Please note the correction in problem #1 and #2. Updated March 27.

Problem #1: The pulsar in the crab nebula spins around its axis 30 times in one second. Using the dynamical equation of gravity, (Minimum Period² = 6 x 10¹¹ kg sec^2 / m^3 x Radius³ / Mass of star) show:
a. A pulsar cannot be a spinning white dwarf. A white dwarf has 0.8 x mass of the sun and the size of earth.
b. A pulsar can be a spinning neutron star. A neutron star has 1.4 x mass of the sun and the size of a mid-size town (less than 20 km radius).

Problem #2: A black hole has a total mass that is 10⁶ times that of the sun.

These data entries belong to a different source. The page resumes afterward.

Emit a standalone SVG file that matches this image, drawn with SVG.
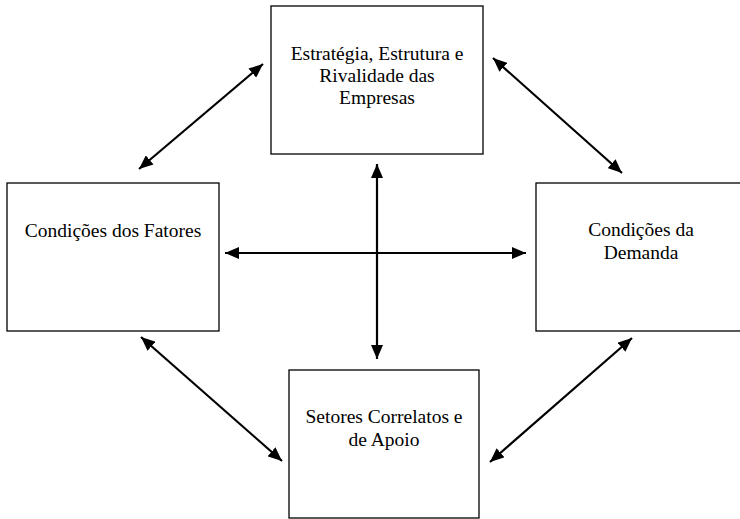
<svg xmlns="http://www.w3.org/2000/svg" width="740" height="519" viewBox="0 0 740 519">
<style>
.box{fill:#fff;stroke:#000;stroke-width:1.3}
.lbl{font-family:"Liberation Serif","Times New Roman",serif;font-size:19.5px;fill:#000;text-anchor:middle}
.conn{stroke:#000;stroke-width:2.2;fill:none;marker-start:url(#ah);marker-end:url(#ah)}
</style>
<defs>
<marker id="ah" markerUnits="userSpaceOnUse" markerWidth="14" markerHeight="12" refX="14" refY="6" orient="auto-start-reverse" viewBox="0 0 14 12">
<path d="M0,0 L14,6 L0,12 z" fill="#000"/>
</marker>
</defs>
<rect width="740" height="519" fill="#fff"/>
<g id="connectors">
<line class="conn" x1="139" y1="169" x2="263" y2="64"/>
<line class="conn" x1="493" y1="58" x2="622" y2="173"/>
<line class="conn" x1="141" y1="337" x2="282" y2="461"/>
<line class="conn" x1="490" y1="462" x2="632" y2="338"/>
<line class="conn" x1="377" y1="164" x2="377" y2="359"/>
<line class="conn" x1="225" y1="253" x2="526" y2="253"/>
</g>
<g id="node-top">
<rect class="box" x="271" y="6" width="212" height="148"/>
<text class="lbl" x="377" y="60">Estratégia, Estrutura e</text>
<text class="lbl" x="377" y="82">Rivalidade das</text>
<text class="lbl" x="377" y="104">Empresas</text>
</g>
<g id="node-left">
<rect class="box" x="7" y="183" width="212" height="148"/>
<text class="lbl" x="113" y="237">Condições dos Fatores</text>
</g>
<g id="node-right">
<rect class="box" x="536" y="183" width="210" height="148"/>
<text class="lbl" x="641" y="236">Condições da</text>
<text class="lbl" x="641" y="259">Demanda</text>
</g>
<g id="node-bottom">
<rect class="box" x="289" y="370" width="190" height="148"/>
<text class="lbl" x="384" y="423">Setores Correlatos e</text>
<text class="lbl" x="384" y="446">de Apoio</text>
</g>
</svg>
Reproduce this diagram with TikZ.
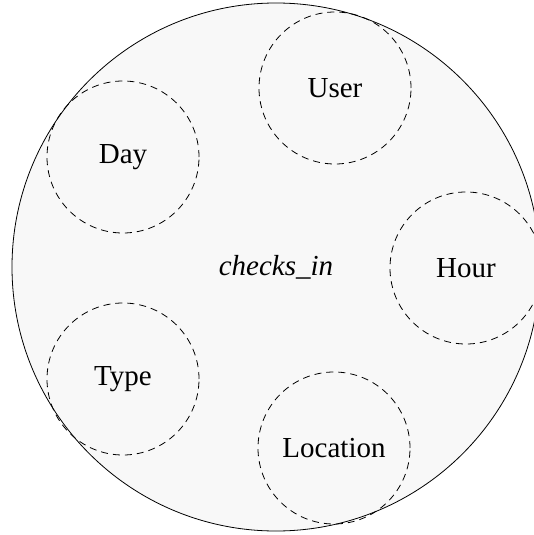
\documentclass[tikz,border=0pt]{standalone}
\usepackage{fontspec}
\setmainfont{Liberation Serif}
\begin{document}
\begin{tikzpicture}[x=1pt,y=-1pt,
  outer/.style={circle, draw=black, line width=0.8pt, fill={rgb,255:red,248;green,248;blue,248}, minimum size=528pt, inner sep=0pt, font=\fontsize{29}{34}\selectfont\itshape},
  attr/.style={circle, draw=black, line width=0.8pt, dash pattern=on 7pt off 5pt, minimum size=152pt, inner sep=0pt, font=\fontsize{29}{34}\selectfont}]
\useasboundingbox (0,0) rectangle (534,535);
\clip (0,0) rectangle (534,535);
\node[outer] (rel) at (276,267) {checks\_in};
\node[attr] (user) at (335,88) {User};
\node[attr] (day) at (123,157) {Day};
\node[attr] (hour) at (466,268) {Hour};
\node[attr] (type) at (123,379) {Type};
\node[attr] (loc) at (334,448) {Location};
\end{tikzpicture}
\end{document}
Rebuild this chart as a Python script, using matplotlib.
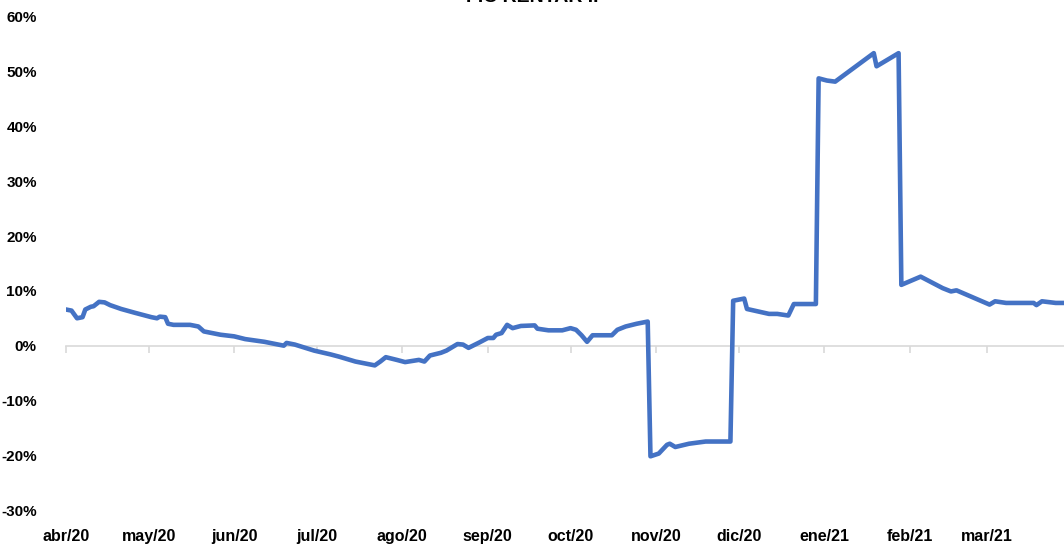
import pandas as pd
import matplotlib.pyplot as plt
import matplotlib.ticker as mticker

dates = ['2020-04-01', '2020-04-03', '2020-04-05', '2020-04-07', '2020-04-08',
         '2020-04-10', '2020-04-11', '2020-04-13', '2020-04-15', '2020-04-17',
         '2020-04-21', '2020-04-26', '2020-05-02', '2020-05-04', '2020-05-05',
         '2020-05-07', '2020-05-08', '2020-05-10', '2020-05-16', '2020-05-19',
         '2020-05-21', '2020-05-27', '2020-06-01', '2020-06-05', '2020-06-12',
         '2020-06-19', '2020-06-20', '2020-06-23', '2020-06-30', '2020-07-06',
         '2020-07-09', '2020-07-15', '2020-07-19', '2020-07-22', '2020-07-24',
         '2020-07-26', '2020-07-30', '2020-08-02', '2020-08-07', '2020-08-09',
         '2020-08-11', '2020-08-15', '2020-08-17', '2020-08-21', '2020-08-23',
         '2020-08-25', '2020-08-29', '2020-09-01', '2020-09-03', '2020-09-04',
         '2020-09-06', '2020-09-08', '2020-09-10', '2020-09-13', '2020-09-18',
         '2020-09-19', '2020-09-23', '2020-09-28', '2020-10-01', '2020-10-03',
         '2020-10-05', '2020-10-07', '2020-10-09', '2020-10-16', '2020-10-18',
         '2020-10-21', '2020-10-25', '2020-10-29', '2020-10-30', '2020-11-02',
         '2020-11-05', '2020-11-06', '2020-11-08', '2020-11-13', '2020-11-19',
         '2020-11-28', '2020-11-29', '2020-12-03', '2020-12-04', '2020-12-12',
         '2020-12-15', '2020-12-19', '2020-12-21', '2020-12-29', '2020-12-30',
         '2021-01-02', '2021-01-05', '2021-01-19', '2021-01-20', '2021-01-28',
         '2021-01-29', '2021-02-05', '2021-02-13', '2021-02-16', '2021-02-18',
         '2021-03-02', '2021-03-04', '2021-03-08', '2021-03-18', '2021-03-19',
         '2021-03-21', '2021-03-26', '2021-03-30']

rentab = [6.6, 6.4, 5.0, 5.2, 6.6,
          7.1, 7.2, 8.0, 7.9, 7.4,
          6.7, 6.0, 5.2, 5.0, 5.3,
          5.2, 4.0, 3.8, 3.8, 3.5,
          2.6, 2.0, 1.7, 1.2, 0.7,
          0.0, 0.5, 0.2, -0.9, -1.6,
          -2.0, -2.9, -3.3, -3.6, -2.9,
          -2.1, -2.6, -3.0, -2.6, -2.9,
          -1.8, -1.3, -0.9, 0.3, 0.2,
          -0.4, 0.6, 1.4, 1.4, 2.0,
          2.3, 3.8, 3.2, 3.6, 3.7,
          3.1, 2.8, 2.8, 3.2, 2.9,
          1.9, 0.7, 1.9, 1.9, 2.9,
          3.5, 4.0, 4.4, -20.2, -19.7,
          -18.1, -17.9, -18.5, -17.9, -17.5,
          -17.5, 8.2, 8.6, 6.7, 5.8,
          5.8, 5.5, 7.6, 7.6, 48.8,
          48.4, 48.2, 53.4, 51.0, 53.4,
          11.1, 12.6, 10.5, 9.9, 10.1,
          7.5, 8.1, 7.8, 7.8, 7.4,
          8.1, 7.8, 7.8]

month_ticks = pd.date_range('2020-04-01', '2021-03-01', freq='MS')
month_names = ['abr', 'may', 'jun', 'jul', 'ago', 'sep', 'oct', 'nov',
               'dic', 'ene', 'feb', 'mar']
tick_labels = [f"{m}/{d.strftime('%y')}" for m, d in zip(month_names, month_ticks)]

plt.rcParams['font.family'] = ['Liberation Sans', 'DejaVu Sans']

fig = plt.figure(figsize=(10.64, 5.51), dpi=100)
ax = fig.add_axes([66 / 1064, 41 / 551, 1 - 66 / 1064, 493 / 551])

x = pd.to_datetime(dates)
ax.plot(x, rentab, color='#4472C4', lw=3.3, solid_joinstyle='round', zorder=3)

ax.set_xlim(pd.Timestamp('2020-04-01'), pd.Timestamp('2021-03-29'))
ax.set_ylim(-30, 60)
ax.yaxis.set_major_locator(mticker.MultipleLocator(10))
ax.yaxis.set_major_formatter(mticker.FuncFormatter(lambda v, p: f"{v:.0f}%"))

for s in ['top', 'right', 'left']:
    ax.spines[s].set_visible(False)
ax.spines['bottom'].set_position(('data', 0))
ax.spines['bottom'].set_color('#d9d9d9')
ax.spines['bottom'].set_linewidth(1.2)

ax.set_xticks(month_ticks)
ax.tick_params(axis='x', length=5, width=1.2, color='#d9d9d9', labelbottom=False)
ax.tick_params(axis='y', length=0, pad=21, labelsize=11)
for lbl in ax.get_yticklabels():
    lbl.set_fontweight('bold')

sec = ax.secondary_xaxis('bottom')
sec.set_xticks(month_ticks)
sec.set_xticklabels(tick_labels, fontsize=11.5, fontweight='bold')
sec.tick_params(length=0, pad=14)
sec.spines['bottom'].set_visible(False)

fig.text(0.5, 0.989, 'FIC RENTAR II', ha='center', va='bottom',
         fontsize=14, fontweight='bold')

fig.savefig('out.png', dpi=100)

a. What is the radius of that black hole (usually referred to as the black hole event horizon)? Size = 12 x 10^-11 m^3 /(kg x s^2) x Mass of black hole / c^2. c is the speed of light.
b. Assume that photons with frequency 1.55 x 10¹⁸ Hz are emitted from a distance that is 10 time the radius of the black hole. Using the gravitational Doppler effect show that the recieved frequency is 1.41 x 10¹⁸ Hz. (change in frequency / rest frequency = size of black hole / distance from black hole.